Aerospace and Aviation

Companies like Boeing, Airbus and Lockheed Martin use MPT to inspect aircraft components, ensuring critical parts such as landing gears, engine components and structural elements are free from defects that could compromise safety.

Oil and Gas

Giants in the energy sector — including Shell, ExxonMobil and Chevron — use MPT to inspect pipelines, drilling equipment and other critical infrastructure. Doing so ensures they are free from cracks and defects that can lead to catastrophic leaks or failures.

Automotive and Railway

Major automakers like General Motors, Ford and Toyota utilize MPT to check the integrity of engine and chassis components, among other critical parts of the vehicle. Companies like Union Pacific and BNSF Railway employ MPT to inspect rails, wheels and axles to prevent costly emergency repairs and failures.

Power Generation

Conventional and nuclear power plants managed or owned by companies like General Electric, Siemens, and Westinghouse use MPT to inspect turbines, pressure vessels, and other equipment that operates under high-stress conditions.


Leading shipbuilders such as Hyundai Heavy Industries and Daewoo Shipbuilding and Marine Engineering use MPT to ensure the structural integrity of ships’ hulls, propellers, and engines.

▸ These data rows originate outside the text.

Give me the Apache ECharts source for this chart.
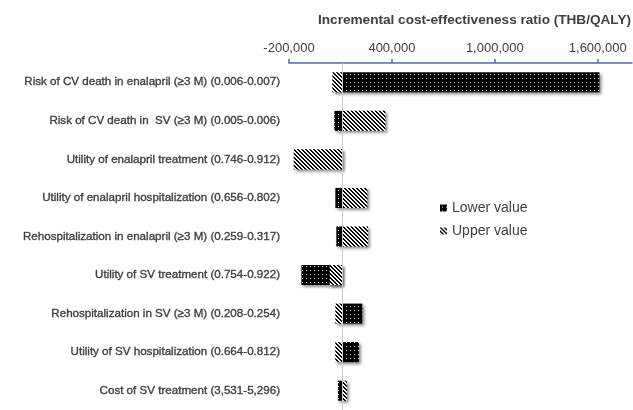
<!DOCTYPE html>
<html>
<head>
<meta charset="utf-8">
<script src="https://cdn.jsdelivr.net/npm/echarts@6/dist/echarts.min.js"></script>
<style>
  html, body { margin: 0; padding: 0; background: #fff; }
  #chart { width: 633px; height: 410px; }
</style>
</head>
<body>
<div id="chart"></div>
<script>
// tornado data (ICER, THB/QALY)
var categories = [
  'Risk of CV death in enalapril (≥3 M) (0.006-0.007)',
  'Risk of CV death in  SV (≥3 M) (0.005-0.006)',
  'Utility of enalapril treatment (0.746-0.912)',
  'Utility of enalapril hospitalization (0.656-0.802)',
  'Rehospitalization in enalapril (≥3 M) (0.259-0.317)',
  'Utility of SV treatment (0.754-0.922)',
  'Rehospitalization in SV (≥3 M) (0.208-0.254)',
  'Utility of SV hospitalization (0.664-0.812)',
  'Cost of SV treatment (3,531-5,296)'
];
var baseIcer = 109000;
var lowerValues = [1610000, 64500, 100000, 70300, 76000, -127800, 227600, 207700, 85000];
var upperValues = [52800, 361500, -172600, 256700, 260000, 37100, 70300, 70000, 137000];
var tickValues = [-200000, 400000, 1000000, 1600000];

// fill patterns
function makePattern(draw) {
  var c = document.createElement('canvas');
  c.width = 4; c.height = 4;
  draw(c.getContext('2d'));
  return { image: c, repeat: 'repeat' };
}
var dotFill = makePattern(function (ctx) {
  ctx.fillStyle = '#000';
  ctx.fillRect(0, 0, 4, 4);
  ctx.fillStyle = '#e6e6e6';
  ctx.fillRect(2, 2, 1, 1);
});
var hatchFill = makePattern(function (ctx) {
  for (var x = 0; x < 4; x++) {
    for (var y = 0; y < 4; y++) {
      ctx.fillStyle = (((x - y) % 4 + 4) % 4) < 2 ? '#000' : '#fff';
      ctx.fillRect(x, y, 1, 1);
    }
  }
});

function renderBar(params, api) {
  var cat = api.value(0);
  var a = api.coord([baseIcer, cat]);
  var b = api.coord([api.value(1), cat]);
  var h = api.size([0, 1])[1] * 0.52;
  return {
    type: 'rect',
    shape: { x: Math.min(a[0], b[0]), y: a[1] - h / 2, width: Math.abs(b[0] - a[0]), height: h },
    style: api.style()
  };
}

var chart = echarts.init(document.getElementById('chart'));
var labelColor = '#404040';
var barShadow = { shadowBlur: 3, shadowOffsetX: 2, shadowOffsetY: 2, shadowColor: 'rgba(0,0,0,0.45)' };

chart.setOption({
  animation: false,
  title: {
    text: 'Incremental cost-effectiveness ratio (THB/QALY)',
    left: 313,
    top: 8,
    textStyle: { fontFamily: 'Liberation Sans', fontSize: 13.6, fontWeight: 'bold', color: labelColor }
  },
  legend: {
    orient: 'vertical',
    left: 435,
    top: 196,
    itemWidth: 7,
    itemHeight: 7,
    itemGap: 9,
    icon: 'rect',
    textStyle: { fontFamily: 'Liberation Sans', fontSize: 14, color: labelColor },
    data: ['Lower value', 'Upper value']
  },
  grid: { left: 289, right: 1, top: 63, height: 351 },
  xAxis: {
    type: 'value',
    position: 'top',
    min: -200000,
    max: 1800000,
    splitLine: { show: false },
    axisLine: { show: true, lineStyle: { color: '#4a6db3', width: 1.5 } },
    axisTick: { show: true, length: 4, customValues: tickValues, lineStyle: { color: '#4a6db3', width: 1.5 } },
    axisLabel: {
      customValues: tickValues,
      margin: 8,
      fontFamily: 'Liberation Sans',
      fontSize: 13,
      color: labelColor,
      formatter: function (v) { return v.toLocaleString('en-US'); }
    }
  },
  yAxis: {
    type: 'category',
    inverse: true,
    data: categories,
    axisLine: { show: false },
    axisTick: { show: false },
    axisLabel: {
      margin: 9,
      fontFamily: 'Liberation Sans',
      fontSize: 11.6,
      color: labelColor,
      textBorderColor: labelColor,
      textBorderWidth: 0.35
    }
  },
  series: [
    {
      name: 'Lower value',
      type: 'custom',
      renderItem: renderBar,
      encode: { x: 1, y: 0 },
      itemStyle: Object.assign({ color: dotFill }, barShadow),
      data: lowerValues.map(function (v, i) { return [i, v]; }),
      markLine: {
        silent: true,
        symbol: 'none',
        label: { show: false },
        lineStyle: { color: '#c8c8c8', type: 'solid', width: 1 },
        data: [{ xAxis: baseIcer }]
      }
    },
    {
      name: 'Upper value',
      type: 'custom',
      renderItem: renderBar,
      encode: { x: 1, y: 0 },
      itemStyle: Object.assign({ color: hatchFill }, barShadow),
      data: upperValues.map(function (v, i) { return [i, v]; })
    }
  ]
});
</script>
</body>
</html>
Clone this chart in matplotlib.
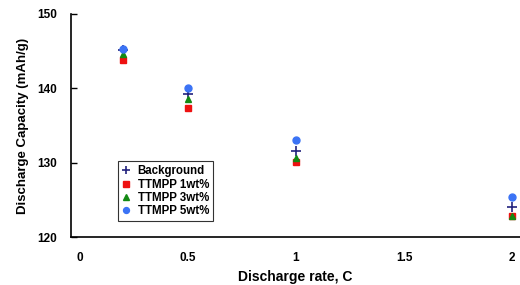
import matplotlib
matplotlib.use("Agg")
import matplotlib.pyplot as plt

plt.rcParams['font.family'] = ['Liberation Sans', 'DejaVu Sans']
plt.rcParams['font.weight'] = 'bold'

# discharge rates (C) and capacities (mAh/g)
rates = [0.2, 0.5, 1, 2]
background = [145.2, 139.2, 131.6, 124.0]
ttmpp_1 = [143.8, 137.4, 130.1, 122.8]
ttmpp_3 = [144.6, 138.6, 130.6, 122.8]
ttmpp_5 = [145.3, 140.1, 133.0, 125.4]

xticks = [0, 0.5, 1, 1.5, 2]
xticklabels = ["0", "0.5", "1", "1.5", "2"]
yticks = [120, 130, 140, 150]

fig = plt.figure(figsize=(5.2, 2.85), dpi=100)
ax = fig.add_axes([0.1365, 0.1684, 0.8635, 0.7825])

ax.plot(rates, background, linestyle='none', marker='+', color='#23237e',
        markersize=7, markeredgewidth=1.2, label='Background')
ax.plot(rates, ttmpp_1, linestyle='none', marker='s', color='#ee1111',
        markersize=4.5, label='TTMPP 1wt%')
ax.plot(rates, ttmpp_3, linestyle='none', marker='^', color='#138a13',
        markersize=5, label='TTMPP 3wt%')
ax.plot(rates, ttmpp_5, linestyle='none', marker='o', color='#3b73f5',
        markersize=5, label='TTMPP 5wt%')

ax.set_xlim(-0.042, 2.037)
ax.set_ylim(120, 150)
ax.set_xticks(xticks)
ax.set_xticklabels(xticklabels)
ax.set_yticks(yticks)

ax.spines['top'].set_visible(False)
ax.spines['right'].set_visible(False)
ax.spines['left'].set_linewidth(1.2)
ax.spines['bottom'].set_linewidth(1.2)
ax.tick_params(axis='x', length=0, pad=11, labelsize=8.5)
ax.tick_params(axis='y', direction='in', length=4, width=1, pad=10, labelsize=8.5)

ax.set_xlabel("Discharge rate, C", fontsize=10, fontweight='bold', labelpad=4)
ax.set_ylabel("Discharge Capacity (mAh/g)", fontsize=9.5, fontweight='bold', labelpad=6)

leg = ax.legend(loc='upper left', bbox_to_anchor=(0.105, 0.34), borderaxespad=0,
                fontsize=8.3, frameon=True, fancybox=False, handlelength=0.6,
                handletextpad=0.75, labelspacing=0.12, borderpad=0.35,
                markerscale=0.85)
leg.get_frame().set_edgecolor('black')
leg.get_frame().set_linewidth(0.8)

fig.savefig("out.png", dpi=100)
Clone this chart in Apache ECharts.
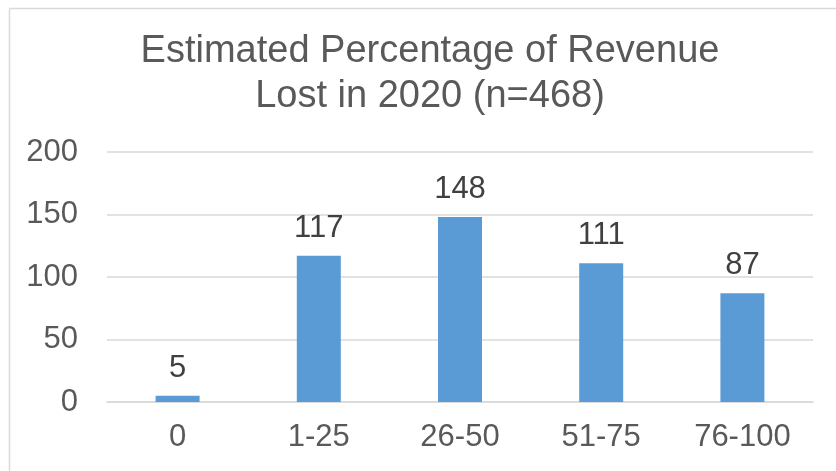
<!DOCTYPE html>
<html>
<head>
<meta charset="utf-8">
<script src="https://cdn.jsdelivr.net/npm/echarts@6/dist/echarts.min.js"></script>
<style>
  html, body { margin: 0; padding: 0; background: #fff; }
  #chart { width: 836px; height: 471px; }
</style>
</head>
<body>
<div id="chart"></div>
<script>
const categories = ['0', '1-25', '26-50', '51-75', '76-100'];
const counts = [5, 117, 148, 111, 87];
const yTicks = [0, 50, 100, 150, 200];

const chart = echarts.init(document.getElementById('chart'));
const font = 'Liberation Sans, Arial, sans-serif';

chart.setOption({
  backgroundColor: '#fff',
  animation: false,
  title: {
    text: 'Estimated Percentage of Revenue\nLost in 2020 (n=468)',
    left: 425,
    top: 24,
    textAlign: 'center',
    textStyle: {
      fontFamily: font,
      fontSize: 38,
      fontWeight: 'normal',
      color: '#595959',
      lineHeight: 45
    }
  },
  graphic: [
    { type: 'line', shape: { x1: 9.5, y1: 8.5, x2: 836, y2: 8.5 }, style: { stroke: '#d9d9d9', lineWidth: 1.5 } },
    { type: 'line', shape: { x1: 9.5, y1: 8.5, x2: 9.5, y2: 471 }, style: { stroke: '#d9d9d9', lineWidth: 1.5 } }
  ],
  grid: { left: 107, right: 23, top: 152, bottom: 69 },
  xAxis: {
    type: 'category',
    data: categories,
    axisLine: { lineStyle: { color: '#d9d9d9', width: 1.5 } },
    axisTick: { show: false },
    axisLabel: { fontFamily: font, fontSize: 31, color: '#595959', margin: 20 }
  },
  yAxis: {
    type: 'value',
    min: yTicks[0],
    max: yTicks[yTicks.length - 1],
    interval: 50,
    axisLine: { show: false },
    axisTick: { show: false },
    splitLine: { lineStyle: { color: '#d9d9d9', width: 1.5 } },
    axisLabel: { fontFamily: font, fontSize: 31, color: '#595959', margin: 29 }
  },
  series: [{
    type: 'bar',
    data: counts,
    barWidth: 44,
    itemStyle: { color: '#5b9bd5' },
    label: {
      show: true,
      position: 'top',
      distance: 12,
      fontFamily: font,
      fontSize: 31,
      color: '#404040'
    }
  }]
});
</script>
</body>
</html>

Heavy Machinery Manufacturing

Companies like Caterpillar and Komatsu utilize MPT to inspect components of heavy-duty machinery used in demanding environments. MPT helps check the structural integrity of the machinery in these industries and the workers’ equipment. Statistics show 33.5% of construction site deaths attribute to falls due to faulty equipment — a number that can be minimized with equipment checked periodically with MPT.

Magnetic Particle Testing: Indispensable Tool for Safety

MPT offers a reliable method to ensure the safety, reliability, and longevity of components that power today’s way of life. Like all testing methods, it has limitations, but MPT can provide invaluable insights into material integrity that few other techniques can when applied appropriately.